Stranahan’s Colorado Whiskey is distilled and bottled about 5 minutes from my house, so I thought it would only be fitting that it be the first of our new series: Tasting Notes. 

I finally made it down there last weekend for a tour.  The companies roots started with 2 partners that met when George Stranahan’s barn caught on fire.  Jess Graber, one of the firefighters and him got to talking about whiskey and long story short, they started Stranahan’s Distillery. The place is really, very small but they have bought the entire city block so luckily they have room to expand – and stay in Colorado.

The Process

Eighty percent of Stranahan’s barley is grown in Colorado with the remainder coming from the Rocky Mountain region. Their water comes from mountain streams of the Rockies.

The barley goes through a roller mill and into a 30 barrel mash-tun where the grain is mashed, sparged and transferred as a naturally maltose-sugar-rich liquid to the kettle where it is boiled before being filtered, cooled and transferred to one of four 60 barrel fermentation vessels.

Once the fermentation is complete, the wash is then again filtered and transferred to distillery holding tanks. From the holding tanks, the wash goes into a custom made combination pot (scotch style) and column (bourbon style) still, made by Vendome Copper Co. of Louisville, Kentucky. It’s distilled twice and goes into new 52.8 gallon charred, American white oak whiskey barrels and they sit for 2-4 years.

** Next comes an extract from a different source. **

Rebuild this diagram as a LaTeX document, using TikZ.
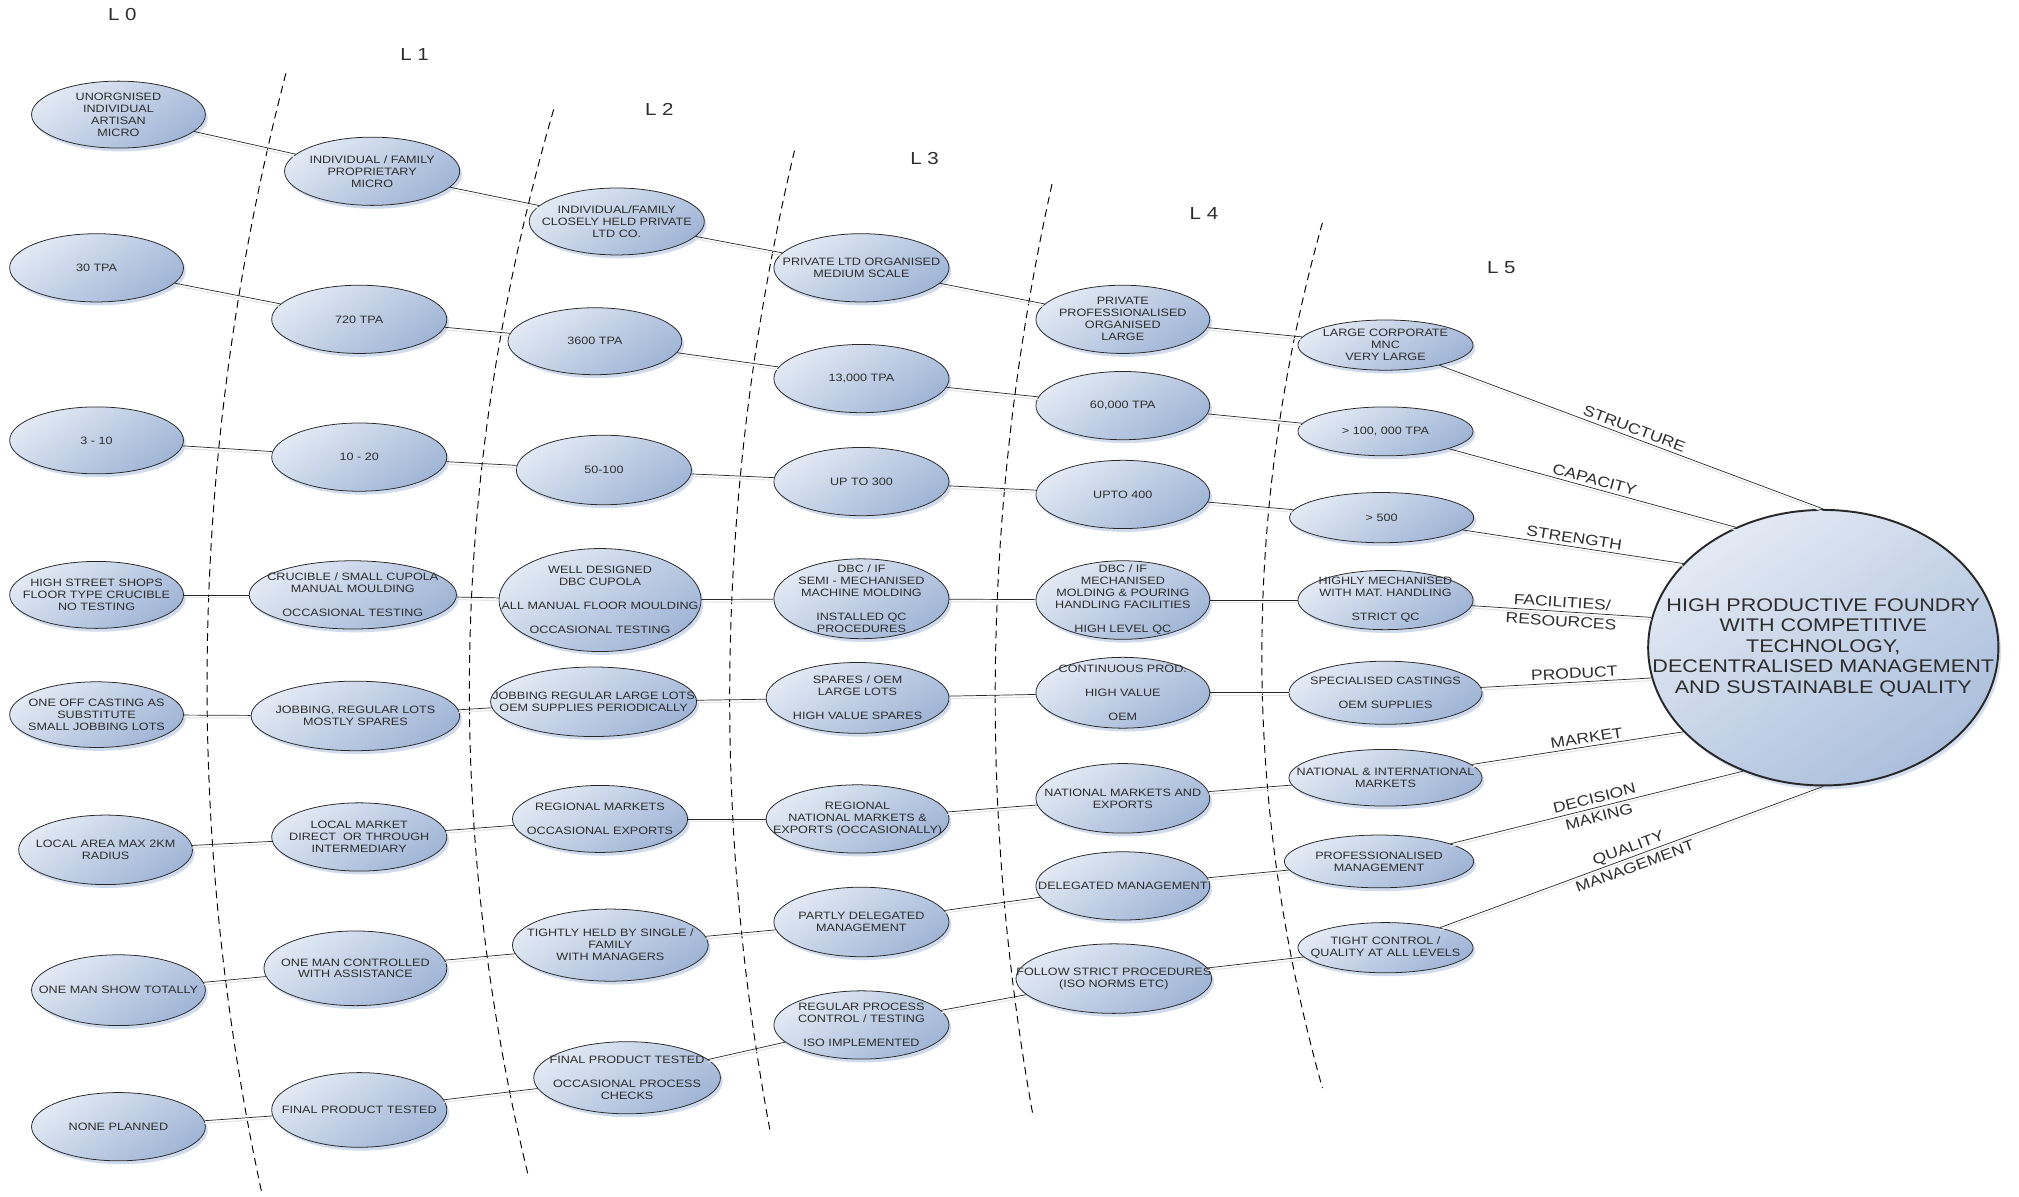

Then it goes to bottling which is all done by hand by volunteers (I’m on the list). They only make about 12 barrels a week.

On a sad note they said that demand in Colorado is out stripping supply so they are cutting back to only distribution in Colorado. Not sure when that is happening.

Review

Stranahan’s looks harmless enough.  It’s a bright, orange-hued spirit with a relatively mild nose that isn’t particularly hot, even though it’s 94-proof.

Stranahan’s is a bit of a rarity among American whiskeys, distilled from 100 percent malted barley – the way the Scots do it. But, then it’s aged in charred, new oak barrels – just like in Bourbon country.

The nose is very malty, as you might expect and also has some nice vanilla tones and a faint echo of the charred barrel and a faint whiff of leather.  The alcohol is unobtrusive.

Stranahan’s shows incredible maturity, considering it contains whisky as young as two years old.  Quite smooth, too, with layered sweetness (honeyed caramel, English toffee, maple syrup), tangerine, roasted nuts, and peppered with spice (warming cinnamon, glazed ginger). Good grip of tobacco and polished leather on the finish balances the sweetness that comes earlier.  It’s a true example of the right way to do artisan distilling.

Stranahan’s is something wildly unlike any other whiskey on the market – it’s also quite polarizing.

Some call Stranahan’s a masterpiece – I’m among them, but many a traditionalist has been less than thrilled with the spirit.  I wouldn’t hesitate to recommend Stranahan’s, it’s one of the finest whiskeys I’ve laid my hands on, quite decently priced and incredibly mature despite it’s 2 year old upbringing.

Further Notes

By the way, pay special attention to the bottle, which is hand-labeled with a batch number, the date of distilling, signature of the distiller, and a comment like; “Listening to NPR” or “Listening to Johnny Cash.”

Also, if you have a chance and find yourself in Denver, I definitely recommended stopping by Stranahan’s for a tour and when you’re done stop next door at the Rackhouse Pub where they have some great eats and also have an absolutely delicious Dry Dock beer that’s been cask aged in used Stranahan’s barrels.